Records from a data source
— START —

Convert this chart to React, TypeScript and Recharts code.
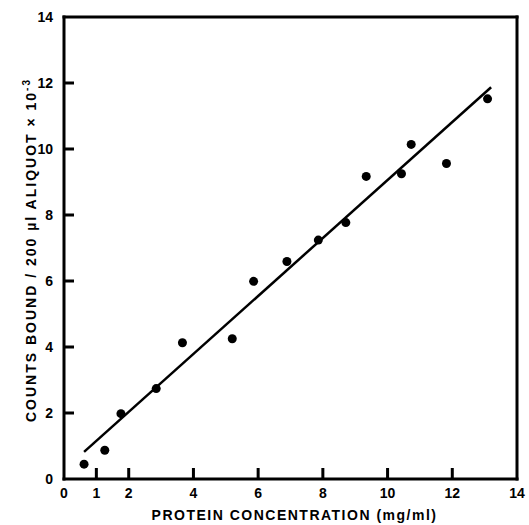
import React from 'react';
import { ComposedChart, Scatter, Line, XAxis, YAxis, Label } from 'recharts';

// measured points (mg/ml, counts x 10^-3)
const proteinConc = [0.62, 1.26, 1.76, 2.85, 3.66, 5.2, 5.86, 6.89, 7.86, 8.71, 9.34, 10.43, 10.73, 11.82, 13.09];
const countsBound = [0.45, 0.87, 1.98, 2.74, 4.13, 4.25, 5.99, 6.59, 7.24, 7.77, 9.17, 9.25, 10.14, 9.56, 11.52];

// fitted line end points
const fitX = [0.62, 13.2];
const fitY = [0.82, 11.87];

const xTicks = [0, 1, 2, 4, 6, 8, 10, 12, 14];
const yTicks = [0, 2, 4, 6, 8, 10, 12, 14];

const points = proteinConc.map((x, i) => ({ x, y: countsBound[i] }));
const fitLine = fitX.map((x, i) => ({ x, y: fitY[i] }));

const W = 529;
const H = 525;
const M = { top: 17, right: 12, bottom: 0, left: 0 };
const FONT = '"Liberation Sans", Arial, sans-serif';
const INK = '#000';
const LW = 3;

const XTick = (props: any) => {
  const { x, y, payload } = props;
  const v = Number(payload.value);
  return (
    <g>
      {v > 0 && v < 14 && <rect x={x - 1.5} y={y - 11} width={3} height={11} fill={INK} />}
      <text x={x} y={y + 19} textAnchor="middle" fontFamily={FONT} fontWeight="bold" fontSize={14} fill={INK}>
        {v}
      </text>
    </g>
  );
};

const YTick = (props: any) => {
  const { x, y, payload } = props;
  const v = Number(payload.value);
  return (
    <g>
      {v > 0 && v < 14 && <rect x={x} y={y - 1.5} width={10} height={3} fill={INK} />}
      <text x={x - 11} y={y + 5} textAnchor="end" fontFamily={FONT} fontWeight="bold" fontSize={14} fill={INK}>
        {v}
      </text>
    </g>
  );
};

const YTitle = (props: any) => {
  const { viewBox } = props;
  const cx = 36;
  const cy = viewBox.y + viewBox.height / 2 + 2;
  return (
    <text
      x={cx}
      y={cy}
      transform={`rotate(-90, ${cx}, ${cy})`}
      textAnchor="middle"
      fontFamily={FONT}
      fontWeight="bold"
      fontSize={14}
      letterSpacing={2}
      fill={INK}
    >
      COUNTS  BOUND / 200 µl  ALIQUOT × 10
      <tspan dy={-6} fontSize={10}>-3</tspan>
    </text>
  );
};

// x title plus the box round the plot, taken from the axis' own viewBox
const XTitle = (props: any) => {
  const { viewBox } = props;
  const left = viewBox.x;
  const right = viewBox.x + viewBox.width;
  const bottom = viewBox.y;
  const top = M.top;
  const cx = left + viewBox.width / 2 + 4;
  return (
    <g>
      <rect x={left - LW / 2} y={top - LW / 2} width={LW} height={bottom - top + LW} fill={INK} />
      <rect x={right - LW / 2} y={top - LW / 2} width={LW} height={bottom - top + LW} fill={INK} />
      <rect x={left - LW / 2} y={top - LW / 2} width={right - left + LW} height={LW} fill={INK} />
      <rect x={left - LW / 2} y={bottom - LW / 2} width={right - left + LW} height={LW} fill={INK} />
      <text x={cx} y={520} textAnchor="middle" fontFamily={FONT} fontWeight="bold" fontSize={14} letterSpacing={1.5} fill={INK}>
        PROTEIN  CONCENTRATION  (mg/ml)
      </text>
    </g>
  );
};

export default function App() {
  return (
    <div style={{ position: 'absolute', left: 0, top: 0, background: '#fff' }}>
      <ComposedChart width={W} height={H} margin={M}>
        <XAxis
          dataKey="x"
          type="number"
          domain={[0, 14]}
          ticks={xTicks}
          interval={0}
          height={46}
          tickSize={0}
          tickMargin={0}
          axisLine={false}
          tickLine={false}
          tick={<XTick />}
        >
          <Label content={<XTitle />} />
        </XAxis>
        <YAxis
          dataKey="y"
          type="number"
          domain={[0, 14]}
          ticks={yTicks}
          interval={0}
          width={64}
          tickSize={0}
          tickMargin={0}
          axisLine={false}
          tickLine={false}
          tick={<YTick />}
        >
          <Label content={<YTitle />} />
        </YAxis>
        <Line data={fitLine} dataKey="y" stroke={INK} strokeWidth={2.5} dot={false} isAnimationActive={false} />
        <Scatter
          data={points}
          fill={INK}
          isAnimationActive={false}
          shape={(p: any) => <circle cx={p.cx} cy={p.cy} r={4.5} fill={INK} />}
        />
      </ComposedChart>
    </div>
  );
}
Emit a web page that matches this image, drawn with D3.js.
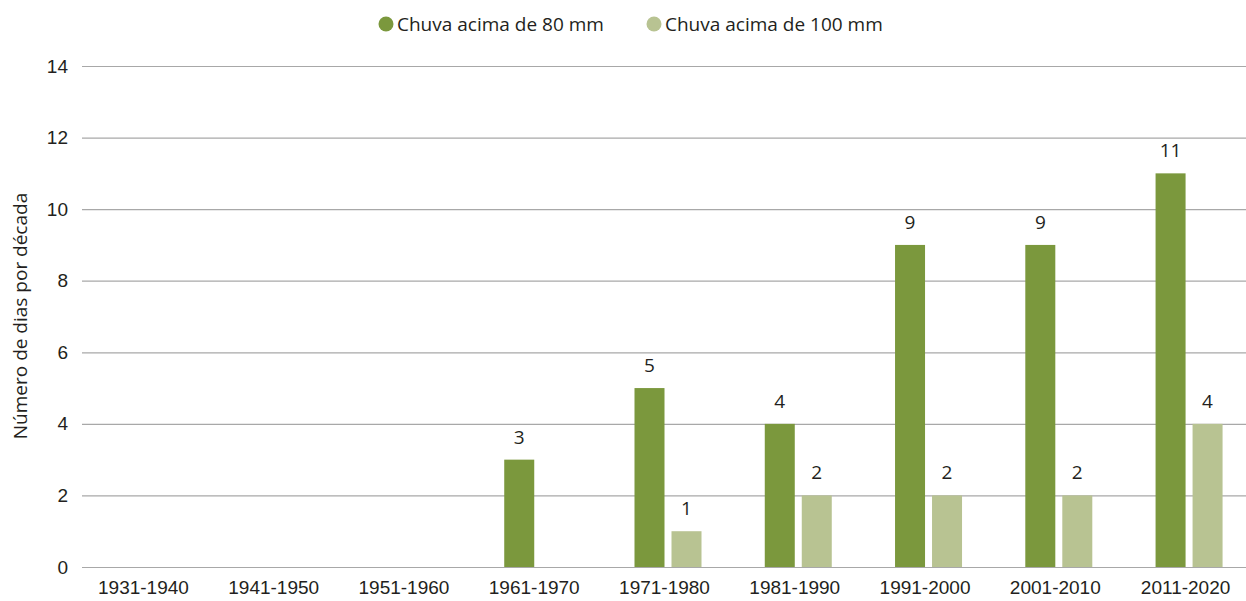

— END —

What the exercise asks = All preceding records should be duplicated verbatim, images excepted.

Reply =
Convert this chart to React, TypeScript and Recharts code.
import React from 'react';
import { ComposedChart, Scatter, Line, XAxis, YAxis, Label } from 'recharts';

// measured points (mg/ml, counts x 10^-3)
const proteinConc = [0.62, 1.26, 1.76, 2.85, 3.66, 5.2, 5.86, 6.89, 7.86, 8.71, 9.34, 10.43, 10.73, 11.82, 13.09];
const countsBound = [0.45, 0.87, 1.98, 2.74, 4.13, 4.25, 5.99, 6.59, 7.24, 7.77, 9.17, 9.25, 10.14, 9.56, 11.52];

// fitted line end points
const fitX = [0.62, 13.2];
const fitY = [0.82, 11.87];

const xTicks = [0, 1, 2, 4, 6, 8, 10, 12, 14];
const yTicks = [0, 2, 4, 6, 8, 10, 12, 14];

const points = proteinConc.map((x, i) => ({ x, y: countsBound[i] }));
const fitLine = fitX.map((x, i) => ({ x, y: fitY[i] }));

const W = 529;
const H = 525;
const M = { top: 17, right: 12, bottom: 0, left: 0 };
const FONT = '"Liberation Sans", Arial, sans-serif';
const INK = '#000';
const LW = 3;

const XTick = (props: any) => {
  const { x, y, payload } = props;
  const v = Number(payload.value);
  return (
    <g>
      {v > 0 && v < 14 && <rect x={x - 1.5} y={y - 11} width={3} height={11} fill={INK} />}
      <text x={x} y={y + 19} textAnchor="middle" fontFamily={FONT} fontWeight="bold" fontSize={14} fill={INK}>
        {v}
      </text>
    </g>
  );
};

const YTick = (props: any) => {
  const { x, y, payload } = props;
  const v = Number(payload.value);
  return (
    <g>
      {v > 0 && v < 14 && <rect x={x} y={y - 1.5} width={10} height={3} fill={INK} />}
      <text x={x - 11} y={y + 5} textAnchor="end" fontFamily={FONT} fontWeight="bold" fontSize={14} fill={INK}>
        {v}
      </text>
    </g>
  );
};

const YTitle = (props: any) => {
  const { viewBox } = props;
  const cx = 36;
  const cy = viewBox.y + viewBox.height / 2 + 2;
  return (
    <text
      x={cx}
      y={cy}
      transform={`rotate(-90, ${cx}, ${cy})`}
      textAnchor="middle"
      fontFamily={FONT}
      fontWeight="bold"
      fontSize={14}
      letterSpacing={2}
      fill={INK}
    >
      COUNTS  BOUND / 200 µl  ALIQUOT × 10
      <tspan dy={-6} fontSize={10}>-3</tspan>
    </text>
  );
};

// x title plus the box round the plot, taken from the axis' own viewBox
const XTitle = (props: any) => {
  const { viewBox } = props;
  const left = viewBox.x;
  const right = viewBox.x + viewBox.width;
  const bottom = viewBox.y;
  const top = M.top;
  const cx = left + viewBox.width / 2 + 4;
  return (
    <g>
      <rect x={left - LW / 2} y={top - LW / 2} width={LW} height={bottom - top + LW} fill={INK} />
      <rect x={right - LW / 2} y={top - LW / 2} width={LW} height={bottom - top + LW} fill={INK} />
      <rect x={left - LW / 2} y={top - LW / 2} width={right - left + LW} height={LW} fill={INK} />
      <rect x={left - LW / 2} y={bottom - LW / 2} width={right - left + LW} height={LW} fill={INK} />
      <text x={cx} y={520} textAnchor="middle" fontFamily={FONT} fontWeight="bold" fontSize={14} letterSpacing={1.5} fill={INK}>
        PROTEIN  CONCENTRATION  (mg/ml)
      </text>
    </g>
  );
};

export default function App() {
  return (
    <div style={{ position: 'absolute', left: 0, top: 0, background: '#fff' }}>
      <ComposedChart width={W} height={H} margin={M}>
        <XAxis
          dataKey="x"
          type="number"
          domain={[0, 14]}
          ticks={xTicks}
          interval={0}
          height={46}
          tickSize={0}
          tickMargin={0}
          axisLine={false}
          tickLine={false}
          tick={<XTick />}
        >
          <Label content={<XTitle />} />
        </XAxis>
        <YAxis
          dataKey="y"
          type="number"
          domain={[0, 14]}
          ticks={yTicks}
          interval={0}
          width={64}
          tickSize={0}
          tickMargin={0}
          axisLine={false}
          tickLine={false}
          tick={<YTick />}
        >
          <Label content={<YTitle />} />
        </YAxis>
        <Line data={fitLine} dataKey="y" stroke={INK} strokeWidth={2.5} dot={false} isAnimationActive={false} />
        <Scatter
          data={points}
          fill={INK}
          isAnimationActive={false}
          shape={(p: any) => <circle cx={p.cx} cy={p.cy} r={4.5} fill={INK} />}
        />
      </ComposedChart>
    </div>
  );
}
Emit a web page that matches this image, drawn with D3.js.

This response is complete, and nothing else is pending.